Scottish politician and trade unionist

Benjamin Skene Mackay (1883 – 24 January 1930) was a Scottish politician and trade unionist.

Born in Elgin, Moray in Scotland, Mackay left school at the age of nine and, in time, became a vehicle body builder. He joined the United Kingdom Society of Coachmakers, which sponsored him to attend Ruskin College in 1909. While he was in attendance, he participated in the students' strike and was subsequently a founder of the rival Central Labour College and a leading figure in the Plebs' League. He also joined the Independent Labour Party.

In 1912, Mackay was elected as a Labour Party member of Kensington Borough Council. That year, he also became the full-time London District Secretary of the Coachmakers. In the run-up to World War I, he realised that many more aircraft workers would be needed, and he began recruiting them into the Coachmakers. This campaign was a success, and in 1915 he was appointed as the union's national organiser.

Mackay continued his political activity, standing in Hampstead at the 1918 United Kingdom general election, managing only a distant second place with 19.3% of the vote. He also stood unsuccessfully in Hampstead at the 1919 London County Council election. He was elected to Hampstead Borough Council in 1922, but at the 1922 and 1923 United Kingdom general elections, he instead stood in Hitchin, and in the 1922 London County Council election he stood in Limehouse, without success.

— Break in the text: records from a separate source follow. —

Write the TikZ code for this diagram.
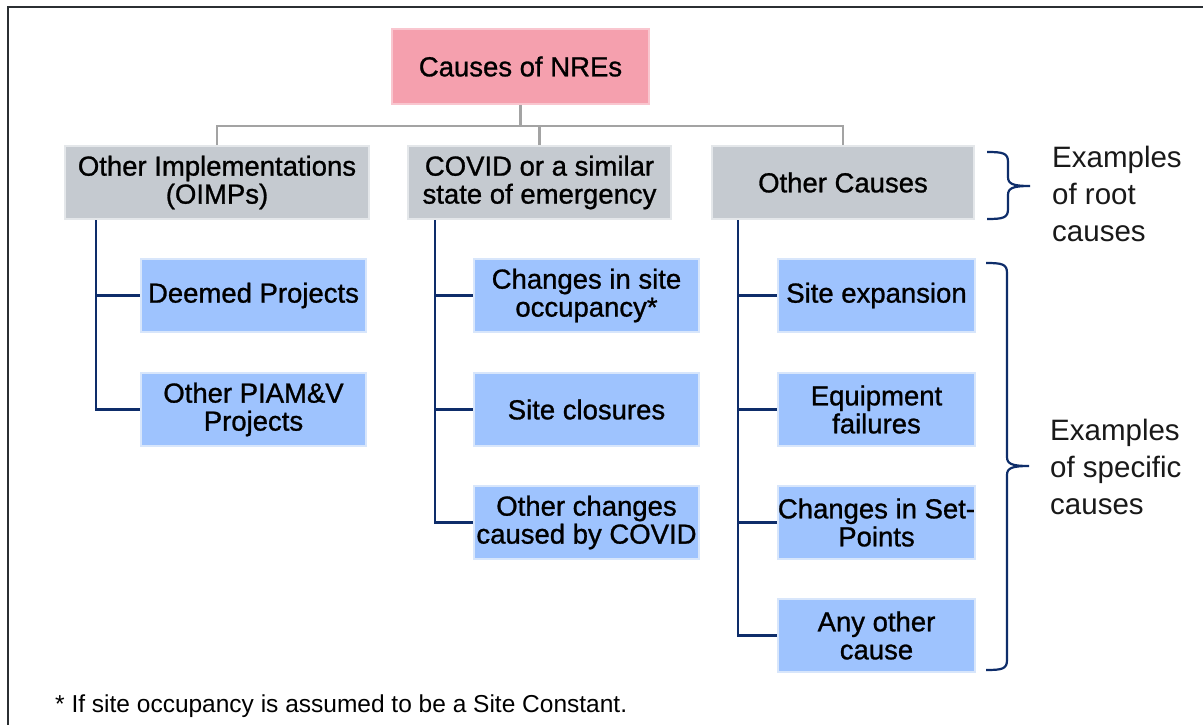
\documentclass[tikz,border=0pt]{standalone}
\usepackage{fontspec}
\setmainfont{Liberation Sans}
\newfontfamily\boxfont[FakeBold=1]{Liberation Sans}
\definecolor{rootfill}{HTML}{F5A0AE}
\definecolor{rootedge}{HTML}{F9C6CF}
\definecolor{catfill}{HTML}{C5CAD0}
\definecolor{catedge}{HTML}{E4E7EA}
\definecolor{leaffill}{HTML}{9EC3FE}
\definecolor{leafedge}{HTML}{D8E6FB}
\definecolor{navy}{HTML}{0E2D6A}
\definecolor{treegray}{HTML}{A3A3A3}
\definecolor{framecol}{HTML}{2B2F33}
\newcommand\drawcurly[4]{% x of ends, top y, bottom y, tip y
  \draw[bracket] (#1,#2) .. controls ({#1+16},#2) and ({#1+21},{#2+1}) .. ({#1+21},{#2+10})
    -- ({#1+21},{#4-9}) .. controls ({#1+21},{#4-2}) and ({#1+26},#4) .. ({#1+43},#4)
    .. controls ({#1+26},#4) and ({#1+21},{#4+2}) .. ({#1+21},{#4+9})
    -- ({#1+21},{#3-10}) .. controls ({#1+21},{#3-1}) and ({#1+16},#3) .. (#1,#3);}
\tikzset{
  boxtext/.style={font=\boxfont\fontsize{27.5}{28}\selectfont, align=center, text=black, inner sep=0pt},
  rootbox/.style={boxtext, draw=rootedge, fill=rootfill, line width=2.5pt, minimum width=257pt, minimum height=75pt},
  catbox/.style={boxtext, draw=catedge, fill=catfill, line width=2.5pt, minimum height=73pt},
  leafbox/.style={boxtext, draw=leafedge, fill=leaffill, line width=2.5pt, minimum height=73pt},
  grayline/.style={draw=treegray, line width=2.2pt},
  navyline/.style={draw=navy, line width=2.2pt},
  bracket/.style={draw=navy, line width=2.2pt},
  note/.style={font=\fontsize{29.5}{37}\selectfont, align=left, anchor=north west, inner sep=0pt, text=black!90},
}
\begin{document}
\begin{tikzpicture}[x=1pt, y=-1pt]
\useasboundingbox (0,0) rectangle (1203,725);
\fill[white] (0,0) rectangle (1203,725);
% outer frame (top and left edges)
\draw[framecol, line width=2.5pt] (8,725) -- (8,7) -- (1203,7);

% root
\node[rootbox] (root) at (520.5,66.5) {Causes of NREs};

% root-cause categories
\node[catbox, minimum width=304pt] (g1) at (217,182.5) {Other Implementations\\(OIMPs)};
\node[catbox, minimum width=263pt] (g2) at (539.5,182.5) {COVID or a similar\\state of emergency};
\node[catbox, minimum width=262pt] (g3) at (843,182.5) {Other Causes};

% specific causes
\node[leafbox, minimum width=225pt] (a1) at (253.5,295.5) {Deemed Projects};
\node[leafbox, minimum width=225pt] (a2) at (253.5,409.5) {Other PIAM\&V\\Projects};

\node[leafbox, minimum width=225pt] (b1) at (586.5,295.5) {Changes in site\\occupancy*};
\node[leafbox, minimum width=225pt] (b2) at (586.5,409.5) {Site closures};
\node[leafbox, minimum width=225pt] (b3) at (586.5,522.5) {Other changes\\caused by COVID};

\node[leafbox, minimum width=197pt] (c1) at (876.5,295.5) {Site expansion};
\node[leafbox, minimum width=197pt] (c2) at (876.5,409.5) {Equipment\\failures};
\node[leafbox, minimum width=197pt] (c3) at (876.5,522.5) {Changes in Set-\\Points};
\node[leafbox, minimum width=197pt] (c4) at (876.5,635.5) {Any other\\cause};

% gray tree from root to categories
\draw[grayline] (root.south) -- (root.south |- 0,126);
\draw[grayline] (g1.north) |- (g3.north |- 0,126) -- (g3.north);
\draw[grayline] (g2.north |- 0,126) -- (g2.north);

% navy trees from categories to specific causes
\draw[navyline] (g1.south -| 96,0) |- (a2.west);
\draw[navyline] (a1.west -| 96,0) -- (a1.west);

\draw[navyline] (g2.south -| 435,0) |- (b3.west);
\draw[navyline] (b1.west -| 435,0) -- (b1.west);
\draw[navyline] (b2.west -| 435,0) -- (b2.west);

\draw[navyline] (g3.south -| 738,0) |- (c4.west);
\draw[navyline] (c1.west -| 738,0) -- (c1.west);
\draw[navyline] (c2.west -| 738,0) -- (c2.west);
\draw[navyline] (c3.west -| 738,0) -- (c3.west);

% braces and their notes
\drawcurly{987}{152}{219}{186}
\drawcurly{986}{263}{670}{466}
\node[note] (n1) at (1052,146) {Examples\\of root\\causes};
\node[note] (n2) at (1050,419) {Examples\\of specific\\causes};

% footnote
\node[font=\fontsize{24.5}{28}\selectfont, anchor=west, inner sep=0pt] (fn) at (55,706) {* If site occupancy is assumed to be a Site Constant.};
\end{tikzpicture}
\end{document}
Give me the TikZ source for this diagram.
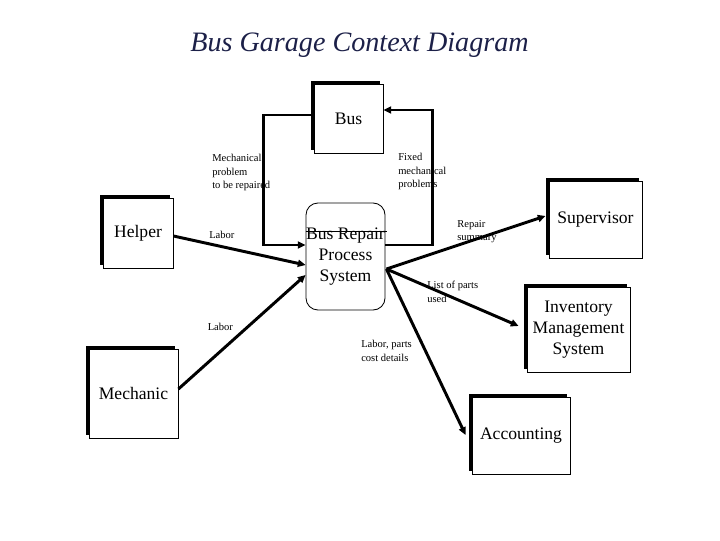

Mackay left the Coachmakers in 1922 and became secretary of the Industrial Orthopaedic Society. He also worked as a socialist journalist, mostly on behalf of the co-operative Party and the Fabian Society. At the 1924 United Kingdom general election, he stood in Moray and Nairn, then in 1929 he stood in Mitcham. He then suffered an accident which forced him out of activity for some months and, though he recovered sufficiently to find work as the London correspondent of the Munich Illustrierte Presse, he caught pneumonia and died early in 1930.

In his official Labour Party obituary, Mackay was described as "gifted with a lively humour, blended with a fervent belief in the Cause he made his own". It praised his enthusiasm and effectiveness as an organiser, but noted that his Parliamentary campaigns "courted certain defeat".